Setelah berkeliling di sekitar Jalan PM, daerah di depan Taming Sari Tower, tanpa sengaja saya membaca palang Le Village Guest House. Saya melihat penginapan ini dari belakang, sehingga saya pikir tempatnya tutup. Setelah jalan terus, baru saya menemukan pintu depannya, dan langsung masuk.
Lokasinya sangat mudah ditemukan. Ada jalan masuk yang cukup lebar, persis di seberang tulisan TAMING SARI yang ada di menaranya. Guest House ini persis berada di persimpangan, menyatu dengan bangunan lain, semacam barisan ruko, kalau di Indonesia. Tempatnya yang di sudut memudahkan kita untuk menemukannya ketika masuk ke jalan di depan Taming Sari Tower ini.
Walaupun dari luar penampakannya kurang meyakinkan, saya coba saja naik ke lantai dua, ke bagian resepsionis. Saat itu stafnya sedang di lantai atas, karena ada pemberitahuan di mejanya. Sebelum ke atas saya sempatkan diri melihat-lihat sekilas. Keadaanya seperti rumah biasa, dengan beberapa sofa dan televisi. Di salah satu sudut yang menghadap keluar, ada satu set sofa kayu yang alasnya berantakan, beserta meja.
“Hello…” panggil saya sambil berjalan ke atas.
Stafnya sedang membereskan kamar, dan saya langsung menanyakan dorm room untuk perempuan, tapi karena tidak ada, saya tidak masalah menempati kamar campuran. Dia pun mengajak saya masuk ke kamar yang sedang dibereskannya. Ada beberapa ransel di lantai, kasur dengan ranjang kayu yang seprainya tidak dirapikan, dan ada satu orang yang sedang berbaring sambil main handphone.
Bentuk kamarnya segitiga, bukan kotak, dan tempat-tempat tidurnya disusun menempel ke dinding. Sangat tidak nyaman, apalagi ketika diberitahu penghuninya pria semua.

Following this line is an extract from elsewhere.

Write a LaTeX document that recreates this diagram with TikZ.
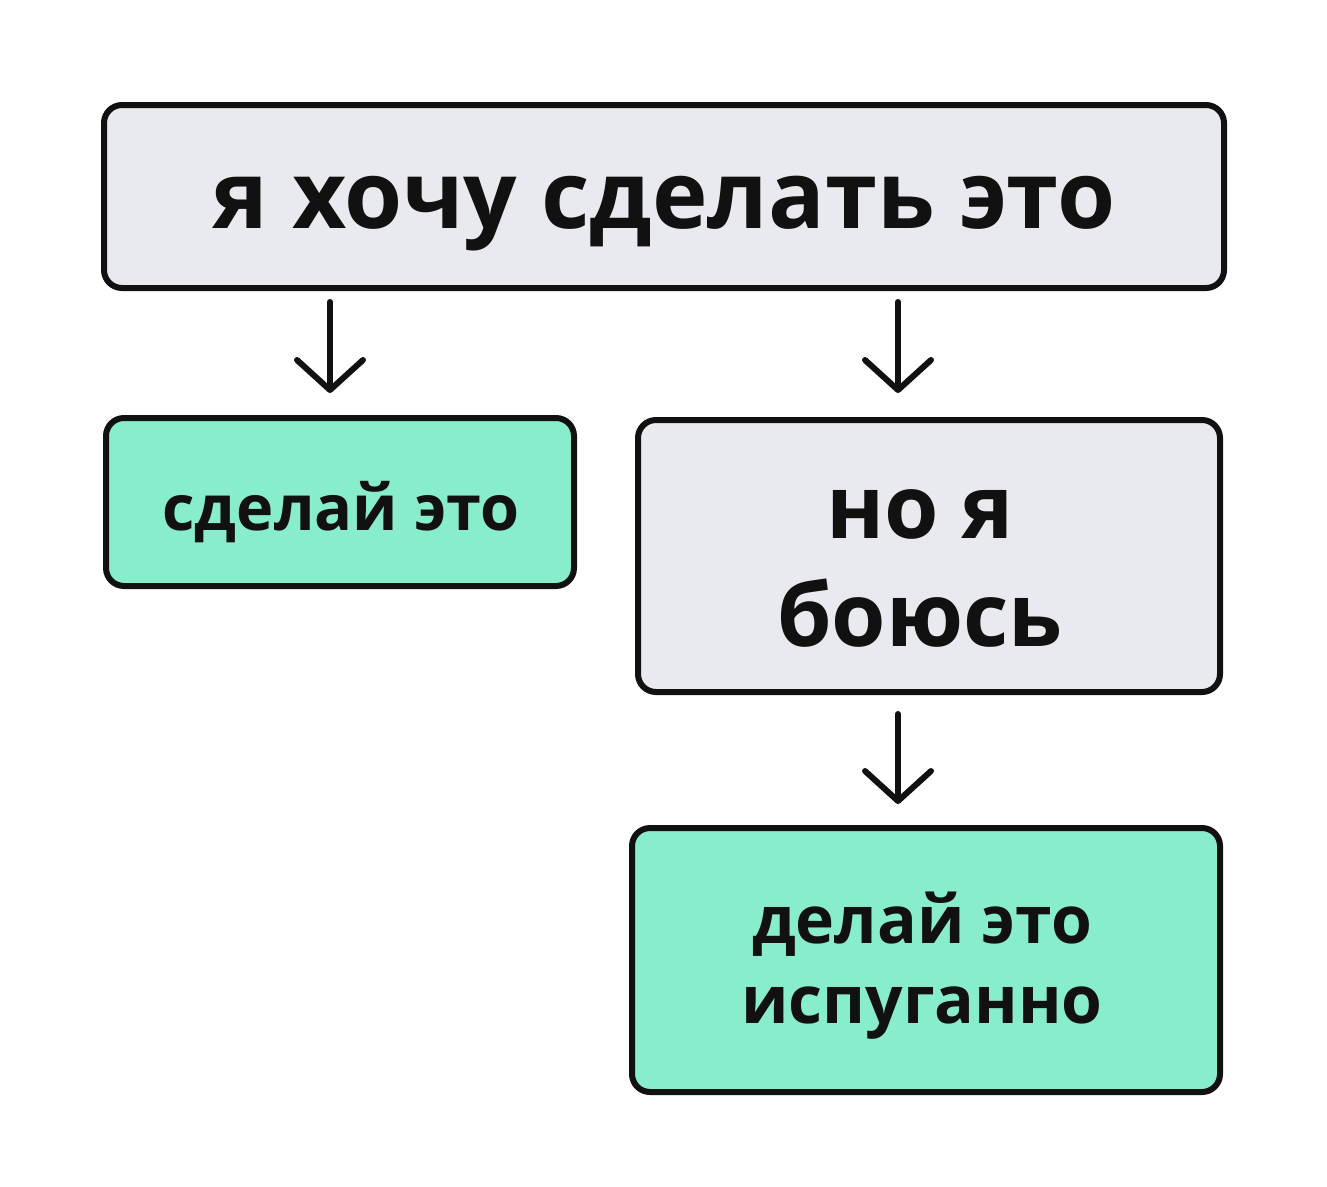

Langsung saya keluar dan menanyakan kamar lain. Diajaklah saya turun dan ditunjukkan private room untuk dua orang seharga RM25 dengan satu tempat tidur. Lumayan sebenarnya, tapi saya keukeh nawar, sampai akhirnya dia ngaku ada single private room seharga RM20 tapi sangat kecil.
Dari gelagatnya, sepertinya dia agak keberatan memberikan saya kamar RM20 ini, entah kenapa. Tapi karena saya maksa ingin melihat, dia pun mengizinkan saya untuk melihatnya sendiri, di depan kamar yang tadi sedang dia bereskan.
Ketika saya buka pintu kamar yang membuat saya penasaran tersebut, Woowww… saya langsung suka, dan langsung turun untuk bilang O.K.
Kamarnya memang kecil, bahkan salah salah satu dindingnya hanya tripleks. Tapi, untuk saya yang sekadar mencari kenyamanan tempat untuk melemaskan kaki pada malam hari dan meletakkan barang, kamar tersebut adalah surga.
Setelah seprai dipasang, kenyamanan kamar ini jadi terasa. Hanya ada satu tempat tidur busa di sana, kipas angin gantung di dinding, dan colokan listrik. Lalu lantainya berkarpet, dan ada meja kecil di samping tempat tidur. Itu semua sudah lebih dari cukup buat saya, walaupun kamar mandinya di bawah.
By the way, di lantai yang sama dengan kamar ini, ada dapur kecil. Dan ketika malam, saya mendengar ada yang sedang masak-masak. Saya curiga yang tinggal di sini itu mereka yang tinggal dalam waktu lama, entah untuk bekerja atau memang sedang ada perlu di Malaka.
Di sekitar sini tidak perlu khawatir kelaparan, karena banyak tempat makan, dan dekat dengan pusat perbelanjaan besar. Begitu pun jika ingin ke daerah gereja merah dan Jonker Street, tinggal jalan kaki lima menit.